> **Written instruction**
Work out how many lines of the listing hold the string "this", then answer with that number and nothing else.

> **Information supplied**

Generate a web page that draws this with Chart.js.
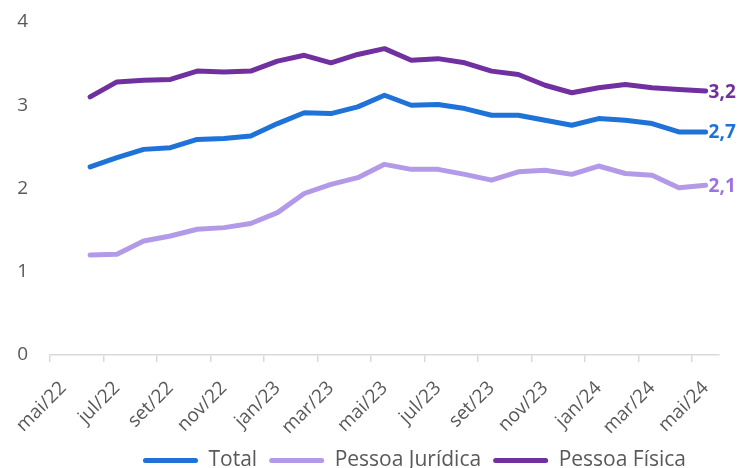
<!DOCTYPE html>
<html>
<head>
<meta charset="utf-8">
<script src="https://cdn.jsdelivr.net/npm/chart.js@4"></script>
<style>
html,body{margin:0;padding:0;background:#fff;}
#wrap{width:745px;height:468px;}
</style>
</head>
<body>
<div id="wrap"><canvas id="c" width="745" height="468"></canvas></div>
<script>
const months = ["mai/22","jun/22","jul/22","ago/22","set/22","out/22","nov/22","dez/22",
  "jan/23","fev/23","mar/23","abr/23","mai/23","jun/23","jul/23","ago/23","set/23","out/23",
  "nov/23","dez/23","jan/24","fev/24","mar/24","abr/24","mai/24"];
const total = [null,2.26,2.37,2.47,2.49,2.59,2.60,2.63,2.78,2.91,2.90,2.98,3.12,3.00,3.01,2.96,2.88,2.88,2.82,2.76,2.84,2.82,2.78,2.68,2.68];
const pj = [null,1.20,1.21,1.37,1.43,1.51,1.53,1.58,1.71,1.94,2.05,2.13,2.29,2.23,2.23,2.17,2.10,2.20,2.22,2.17,2.27,2.18,2.16,2.01,2.04];
const pf = [null,3.10,3.28,3.30,3.31,3.41,3.40,3.41,3.53,3.60,3.51,3.61,3.68,3.54,3.56,3.51,3.41,3.37,3.24,3.15,3.21,3.25,3.21,3.19,3.17];
const seriesNames = ["Total","Pessoa Jurídica","Pessoa Física"];
const endLabels = ["2,7","2,1","3,2"];
const yTicks = [0,1,2,3,4];

const colors = ["#1F72D8","#B39AE8","#7030A0"];
const labelColors = ["#1F72D8","#9D72E3","#7030A0"];
const FONT = "'Open Sans', 'Noto Sans', sans-serif";

const endLabelPlugin = {
  id: 'endLabels',
  afterLayout(chart) {
    // Shift legend so it sits a little right of center, as in the reference
    const lg = chart.legend;
    if (lg) { lg.left += 55; lg.right += 55; }
  },
  afterDatasetsDraw(chart) {
    const ctx = chart.ctx;
    ctx.save();
    ctx.font = "bold 19px " + FONT;
    ctx.textAlign = 'left';
    ctx.textBaseline = 'middle';
    chart.data.datasets.forEach((ds, i) => {
      const meta = chart.getDatasetMeta(i);
      const pt = meta.data[meta.data.length - 1];
      ctx.fillStyle = labelColors[i];
      ctx.fillText(endLabels[i], pt.x + 3, pt.y + 1);
    });
    ctx.restore();
  }
};

const mk = (name, data, i) => ({
  label: name, data: data, borderColor: colors[i], backgroundColor: colors[i],
  borderWidth: 5, pointRadius: 0, tension: 0, fill: false, borderCapStyle: 'round', borderJoinStyle: 'round'
});

new Chart(document.getElementById('c'), {
  type: 'line',
  data: {
    labels: months,
    datasets: [mk(seriesNames[0], total, 0), mk(seriesNames[1], pj, 1), mk(seriesNames[2], pf, 2)]
  },
  plugins: [endLabelPlugin],
  options: {
    responsive: false,
    animation: false,
    layout: { padding: { top: 22, right: 26, left: 0, bottom: -13 } },
    plugins: {
      tooltip: { enabled: false },
      legend: {
        position: 'bottom',
        labels: {
          color: '#595959',
          font: { family: FONT, size: 21 },
          boxWidth: 55, boxHeight: 5,
          useBorderRadius: true, borderRadius: 2.5,
          padding: 12,
          generateLabels(chart) {
            return chart.data.datasets.map((ds, i) => ({
              text: ds.label, fillStyle: colors[i], strokeStyle: colors[i], lineWidth: 0,
              fontColor: '#595959', datasetIndex: i, borderRadius: 2.5
            }));
          }
        }
      }
    },
    scales: {
      x: {
        type: 'category',
        offset: true,
        afterFit(scale) { scale.height = 83; },
        grid: {
          display: true, drawOnChartArea: false, drawTicks: true, tickLength: 7, offset: true,
          color: (c) => (c.index % 2 === 0 ? '#D9D9D9' : 'rgba(0,0,0,0)'), lineWidth: 1.5
        },
        border: { display: true, color: '#D9D9D9', width: 1.5 },
        ticks: {
          autoSkip: false, maxRotation: 45, minRotation: 45, color: '#595959',
          font: { family: FONT, size: 19 }, padding: 15,
          callback: function(v, idx) { return idx % 2 === 0 ? this.getLabelForValue(v) : ''; }
        }
      },
      y: {
        min: 0, max: 4,
        afterBuildTicks(scale) { scale.ticks = yTicks.map(v => ({ value: v })); },
        afterFit(scale) { scale.width = 50; },
        grid: { display: false, drawTicks: true, tickLength: 20 },
        border: { display: false },
        ticks: { color: '#595959', font: { family: FONT, size: 19 }, padding: 2 }
      }
    }
  }
});
</script>
</body>
</html>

> **Solution to the problem**
2